Cedric Vaumoron is also alleged to have acted as an agent of New England and its subsidiary, Omne SRL, Inc., in their New Orleans and Metairie, Louisiana Offices and been directly involved in sale of Taormina and Azerbaijan promissory notes.
Joseph Aguda is alleged to have been the primary agent of New England in its New Orleans, Louisiana office. As such, he was involved in the sale of Taormina and Azerbaijan promissory notes and also handled claims made by noteholders in these and earlier New England “guaranteed” note programs. As such he lulled the noteholders into falsely believing that New England would fulfill its guarantees and pay them.
Craig Brown is alleged to have been one of the largest dealers in the sale of Taormina and Azerbaijan promissory notes. By making false representations about these projects and the ability of New England to pay the promissory notes it was guaranteeing, Brown sold notes to churches, church members and individual clients.
Jed Karpinski is alleged to have been one of the largest dealers in New England-backed promissory notes. By making false representations about these projects and the ability of New England to pay the promissory notes it was guaranteeing, Karpinski sold the notes to a large number of his clients.

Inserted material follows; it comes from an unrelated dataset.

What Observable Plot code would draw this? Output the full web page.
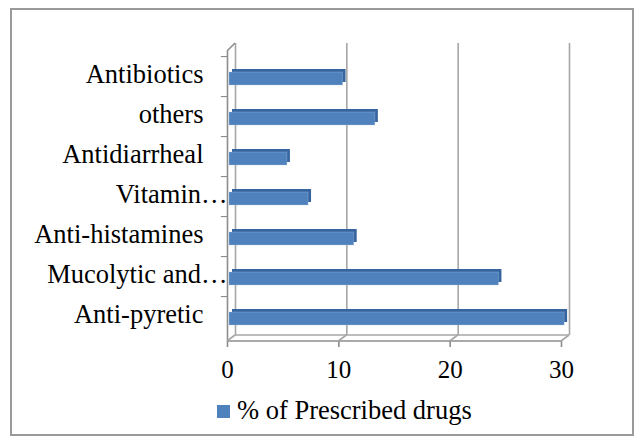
<!DOCTYPE html>
<html>
<head>
<meta charset="utf-8">
<script src="https://cdn.jsdelivr.net/npm/d3@7"></script>
<script src="https://cdn.jsdelivr.net/npm/@observablehq/plot@0.6"></script>
<style>
  html, body { margin: 0; padding: 0; background: #fff; }
  #wrap { position: relative; width: 640px; height: 441px; overflow: hidden; font-family: "Liberation Serif", "Times New Roman", serif; }
  #frame { position: absolute; left: 10px; top: 8px; width: 620px; height: 424px; border: 2px solid #9a9a9a; box-sizing: content-box; }
  #chart { position: absolute; left: 0; top: 0; }
  #legend { position: absolute; left: 217px; top: 397px; font-size: 26.5px; line-height: 26px; color: #000; white-space: nowrap; }
  #legend .sw { display: inline-block; width: 13px; height: 13px; background: #4f81bd; margin-right: 7px; vertical-align: 1px; }
</style>
</head>
<body>
<div id="wrap">
  <div id="frame"></div>
  <div id="chart"></div>
  <div id="legend"></div>
</div>
<script>
const categories = ["Antibiotics", "others", "Antidiarrheal", "Vitamin…", "Anti-histamines", "Mucolytic and…", "Anti-pyretic"];
const values = [10.2, 13.1, 5.2, 7.1, 11.2, 24.2, 30.1];
const xTicks = [0, 10, 20, 30];
const seriesName = "% of Prescribed drugs";

const rows = categories.map((c, i) => ({cat: c, value: values[i]}));
const truncated = categories.filter(c => c.endsWith("…"));
const full = categories.filter(c => !c.endsWith("…"));

const depthX = 8, depthY = 6;
const gridColor = "#a6a6a6";
const axisColor = "#8c8c8c";
const font = "'Liberation Serif', 'Times New Roman', serif";

const plot = Plot.plot({
  width: 640,
  height: 385,
  marginLeft: 227,
  marginRight: 79,
  marginTop: 43,
  marginBottom: 44,
  style: {fontFamily: font, fontSize: "25px", color: "#000", background: "transparent", overflow: "visible"},
  x: {domain: [0, 30], ticks: xTicks, axis: null},
  y: {domain: categories, range: [53, 339], paddingInner: 0.68, paddingOuter: 0.34, axis: null},
  marks: [
    Plot.ruleX(xTicks, {x: d => d, dx: depthX, insetBottom: depthY, stroke: gridColor, strokeWidth: 1.6}),
    Plot.barX(rows, {x: "value", y: "cat", dx: 5, dy: -1, fill: "#36649e"}),
    Plot.barX(rows, {x: "value", y: "cat", dx: 2, dy: 2, fill: "#4f81bd"}),
    Plot.barX(rows, {x: "value", y: "cat", dx: 2, dy: 2, fill: "none", stroke: "#a9c4e6", strokeOpacity: 0.35, strokeWidth: 1}),
    Plot.ruleX([0], {x: d => d, insetTop: depthY + 2, stroke: axisColor, strokeWidth: 1.6}),
    Plot.ruleY(categories, {y: d => d, x1: -0.55, x2: 0, dy: -20.43, stroke: axisColor, strokeWidth: 1.2}),
    Plot.axisX({ticks: xTicks, tickSize: 6, tickPadding: 13, stroke: axisColor, strokeWidth: 1.6, label: null, fontSize: 25, fill: "#000"}),
    Plot.text(full, {x: 0, y: d => d, text: d => d, dx: -24, dy: -2, textAnchor: "end", fontSize: 26.5, fill: "#000"}),
    Plot.text(truncated, {x: 0, y: d => d, text: d => d, dx: 0, dy: -2, textAnchor: "end", fontSize: 26.5, fill: "#000"})
  ]
});

// 3-D floor and wall edges, placed with the plot's own scales
const xs = plot.scale("x");
const svg = d3.select(plot);
const yFront = 385 - 44;
const yBack = yFront - depthY;
const g = svg.append("g").attr("stroke", gridColor).attr("stroke-width", 1.6).attr("fill", "none");
const x0 = xs.apply(0), x1 = xs.apply(30);
g.append("line").attr("x1", x0).attr("x2", x1).attr("y1", yFront).attr("y2", yFront).attr("stroke", axisColor);
g.append("line").attr("x1", x0 + depthX).attr("x2", x1 + depthX).attr("y1", yBack).attr("y2", yBack);
xTicks.forEach(t => {
  const xp = xs.apply(t);
  g.append("line").attr("x1", xp).attr("y1", yFront).attr("x2", xp + depthX).attr("y2", yBack);
});
g.append("line").attr("x1", x0).attr("y1", 43 + depthY + 2).attr("x2", x0 + depthX).attr("y2", 43).attr("stroke", axisColor);

document.getElementById("chart").appendChild(plot);
document.getElementById("legend").innerHTML = '<span class="sw"></span>' + seriesName;
</script>
</body>
</html>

This case is being investigated by the Federal Bureau of Investigation, Louisiana State Police, Internal Revenue Service, Criminal Investigation Division, with the assistance of the Travis County, Texas District Attorney’s Office, which is also pursuing Texas state criminal charges arising from the sale of fraudulent promissory notes, and the Texas State Securities Board. Assistant United States Attorneys Robert Boitmann and Michael Magner, along with Department of Justice Tax Division Attorney Barry Jonas, are prosecuting the case.
United States Attorney Jim Letten, speaking of the indictment, stated:
“The fine professionals in my office, as well as the FBI and the IRS, continue to demonstrate that the criminal justice components of the United States are more than equal to the multiple challenges which we now face. Indeed, even as we remain increasingly vigilant and aggressive in addressing potential threats to national security around the clock, we have not–and will not–permit our attention to threats from traditional, internal criminal acts to diminish. We will prevail on all fronts.”
In announcing the indictment United States Attorney Letten, Special Agent in Charge Kaiser, Special Agent in Charge Stuart and Colonel Landry emphasized that an indictment is merely an accusation and that the defendants named are presumed innocent until and unless proven guilty.